Pnina Tamano-Shata, 38 ans, est la nouvelle ministre israélienne de l'alyah et de l'intégration. Première
personne d'origine africaine à occuper un poste gouvernemental en Israël.
Cette centriste dénonce le racisme,
les violences policières et les inégalités dans son pays et dans le monde.
La pièce est grande et rectangulaire.
Les murs couleur coquille d'oeuf sont nus et le
mobilier sobre. Les stores ont été baissés pour filtrer le soleil aveuglant.
Seul le drapeau israélien, avec son étoile de David et ses bandes bleues,
apporte un peu de couleur dans ces locaux impersonnels. Ce jour-là, la nouvelle
ministre découvre ses bureaux annexes à Tel Aviv car
jusqu'ici, elle a seulement travaillé dans le bâtiment principal du ministère à Jérusalem.
Le voyage pour
revenir à la maison
Depuis le 17 mai dernier, Pnina-Tamano Shata est ministre de la
« a’lyah » (ou la montée vers
Israël, qui signifie immigration) et de l'intégration.
Dans ce pays où la "loi du retour" permet à tout Juif du monde
de venir vivre en Israël et d'en devenir citoyen, ce ministère est
particulièrement important pour l'installation de ces Américains, Russes,
Français, etc… qui ont choisi Israël.
Mais si elle revendique d'être la ministre de tous les « o’lim » (les
immigrants), Pnina-Tamano Shata promet d'être encore plus attentive à la situation des Israéliens originaires
d'Ethiopie. Car le 9 décembre 1981, elle a vu le jour dans
une famille juive près de Gondar, à 600 kilomètres au nord-ouest d'Addis-Abeba, dans un village sans eau
courante ni électricité.
En 1984, lors de la grande famine qui a décimé l'Ethiopie, la famille de la petite Pnina
s'en va à pied, avec l'espoir d'arriver un jour en Israël.

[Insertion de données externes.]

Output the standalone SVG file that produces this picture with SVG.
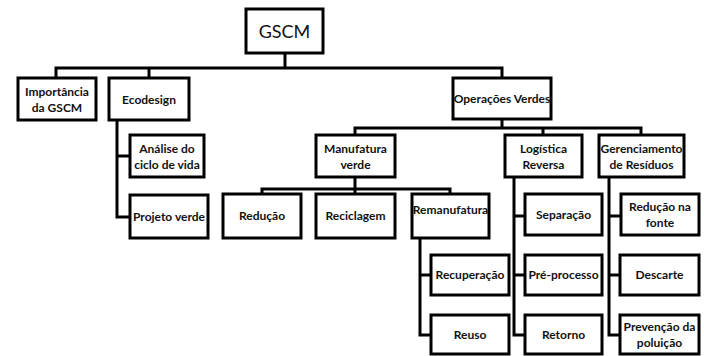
<svg xmlns="http://www.w3.org/2000/svg" width="704" height="356" viewBox="0 0 704 356">
<style>
.b rect{fill:#fff;stroke:#000;stroke-width:3}
.c path{fill:none;stroke:#000;stroke-width:3}
text{font-family:Lato,"Open Sans",sans-serif;font-size:12px;font-weight:700;fill:#111;text-anchor:middle}
.t{font-size:18px;font-weight:400}
</style>
<rect width="704" height="356" fill="#fff"/>
<g class="c">
<path d="M285,53V68M56,78V68H502V78"/>
<path d="M149,68V78"/>
<path d="M117,120V217H130M117,156H130"/>
<path d="M502,119V128M355,135V128H641V135M543,128V135"/>
<path d="M355,177V189M262,194V189H450V194M355,189V194"/>
<path d="M420,238V335H431M420,275H431"/>
<path d="M514,177V335H525M514,216H525M514,275H525"/>
<path d="M609,177V335H620M609,216H621M609,275H620"/>
</g>
<g class="b">
<g id="gscm"><rect x="246" y="9" width="77" height="44"/><text class="t" x="284.5" y="38">GSCM</text></g>
<g id="importancia"><rect x="18" y="78" width="78" height="42"/><text x="57" y="96">Importância</text><text x="57" y="112">da GSCM</text></g>
<g id="ecodesign"><rect x="109" y="78" width="80" height="42"/><text x="149" y="104">Ecodesign</text></g>
<g id="operacoes"><rect x="453" y="78" width="98" height="41"/><text x="502" y="103">Operações Verdes</text></g>
<g id="analise"><rect x="130" y="135" width="74" height="42"/><text x="167" y="153">Análise do</text><text x="167" y="169">ciclo de vida</text></g>
<g id="projeto"><rect x="130" y="195" width="78" height="43"/><text x="169" y="221">Projeto verde</text></g>
<g id="manufatura"><rect x="316" y="135" width="79" height="42"/><text x="355.5" y="153">Manufatura</text><text x="355.5" y="169">verde</text></g>
<g id="logistica"><rect x="505" y="135" width="77" height="42"/><text x="543.5" y="153">Logística</text><text x="543.5" y="169">Reversa</text></g>
<g id="gerenciamento"><rect x="599" y="135" width="85" height="42"/><text x="641.5" y="153">Gerenciamento</text><text x="641.5" y="169">de Resíduos</text></g>
<g id="reducao"><rect x="223" y="194" width="78" height="44"/><text x="262" y="220">Redução</text></g>
<g id="reciclagem"><rect x="316" y="194" width="79" height="44"/><text x="355.5" y="220">Reciclagem</text></g>
<g id="remanufatura"><rect x="412" y="194" width="77" height="44"/><text x="450.5" y="214">Remanufatura</text></g>
<g id="separacao"><rect x="525" y="194" width="77" height="41"/><text x="563.5" y="219">Separação</text></g>
<g id="reducaofonte"><rect x="621" y="194" width="78" height="41"/><text x="660" y="211">Redução na</text><text x="660" y="227">fonte</text></g>
<g id="recuperacao"><rect x="431" y="255" width="78" height="40"/><text x="470" y="279">Recuperação</text></g>
<g id="reuso"><rect x="431" y="315" width="78" height="39"/><text x="470" y="339">Reuso</text></g>
<g id="preprocesso"><rect x="525" y="255" width="77" height="40"/><text x="563.5" y="279">Pré-processo</text></g>
<g id="retorno"><rect x="525" y="315" width="77" height="39"/><text x="563.5" y="339">Retorno</text></g>
<g id="descarte"><rect x="620" y="255" width="79" height="40"/><text x="659.5" y="279">Descarte</text></g>
<g id="prevencao"><rect x="620" y="315" width="79" height="39"/><text x="659.5" y="331">Prevenção da</text><text x="659.5" y="347">poluição</text></g>
</g>
</svg>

"Nous savions que c'était le moment de faire
le voyage pour revenir à la maison. Mais c'était un voyage très dur car nous
avons marché jusqu'au Soudan à plus de 200 kilomètres de là", se souvient la ministre,
souvent transportée sur le dos de son grand frère adolescent. "Nous
sommes arrivés dans un camp de réfugiés. Tout le monde se souvient des camps de
réfugiés dans les années 80 quand la faim ravageait l'Ethiopie et toute
l'Afrique. J'étais toute
petite, ma mère était à son neuvième mois de grossesse. Sur place, des
officiels israéliens nous attendaient, certains du Mossad, d'autres de l'Armée qui, tous, travaillaient sous
fausse identité.
Nous aussi dissimulions notre identité juive car nous étions dans un pays musulman et à cette époque, les
relations entre le Soudan et Israël étaient très mauvaises.
Une partie de la
famille a donc embarqué secrètement de nuit, dans l'un de ces avions israéliens
posés dans le désert. Ce
gigantesque pont aérien mis en place entre l'Afrique et Israël est baptisé "opération
Moïse".
Malgré la nouveauté du pays, sa langue, son mode de vie et ses coutumes
qui ont dérouté ses parents, la
petite Pnina se souvient d'une intégration facile
pour elle. Cependant, elle réalise que sa couleur de peau
lui posera parfois des problèmes : "Au début, cela a été dur
pour certains de comprendre que nous étions juifs. Certains d'entre eux nous
soupçonnaient de ne pas être juifs. "
La première
La jeune Pnina (perle
en hébreu) est éduquée dans une école sioniste-religieuse puis suit des études supérieures
de droit et de journalisme. A l'université, elle est l'une des leaders
des étudiants d'origine éthiopienne. D'abord juriste, elle devient en 2005 la première femme
d'origine éthiopienne à présenter une émission sur Channel 1, avant
d'être élue députée en 2015 sur la liste du centriste de Yair
Lapid.
Là encore "la
première". Première personne noire à siéger au parlement israélien. A
la Knesset, elle se spécialise dans les questions de pauvreté,
de petite enfance et de lutte contre les discriminations. En visite aux
Etats-Unis, elle est impressionnée par le black
caucus qui réunit les parlementaires afro-américains au delà de
leurs affiliations partisanes. Juste après son élection, elle participe activement aux premières
manifestations des Ethiopiens contre les violences policières.
Les violences
policières et le ciblage des personnes noires
Devenue ministre, elle n'a renié ni ses
engagements ni son franc-parler. Un an après
la mort d'un israélien originaire d'Ethiopie tué par des policiers, elle estime
que "la police doit
protéger les vies et ne pas les prendre. Elle ne doit pas menacer les gens
parce qu'ils sont noirs.
"Partout dans le monde, on voit
des discriminations contre les Noirs. Les luttes sont les mêmes dans beaucoup
de pays. Aux Etats-Unis, en France, on voit les violences policières et le
ciblage des personnes noires. C'est inacceptable. Nous devons réaliser qu'il y
a là une génération brisée. Il en va de la responsabilité des gouvernements et
de dirigeants, y compris en Israël. Absolument. Il faut évincer les policiers
qui commettent des actes violents, racistes ou discriminatoires contre les noirs."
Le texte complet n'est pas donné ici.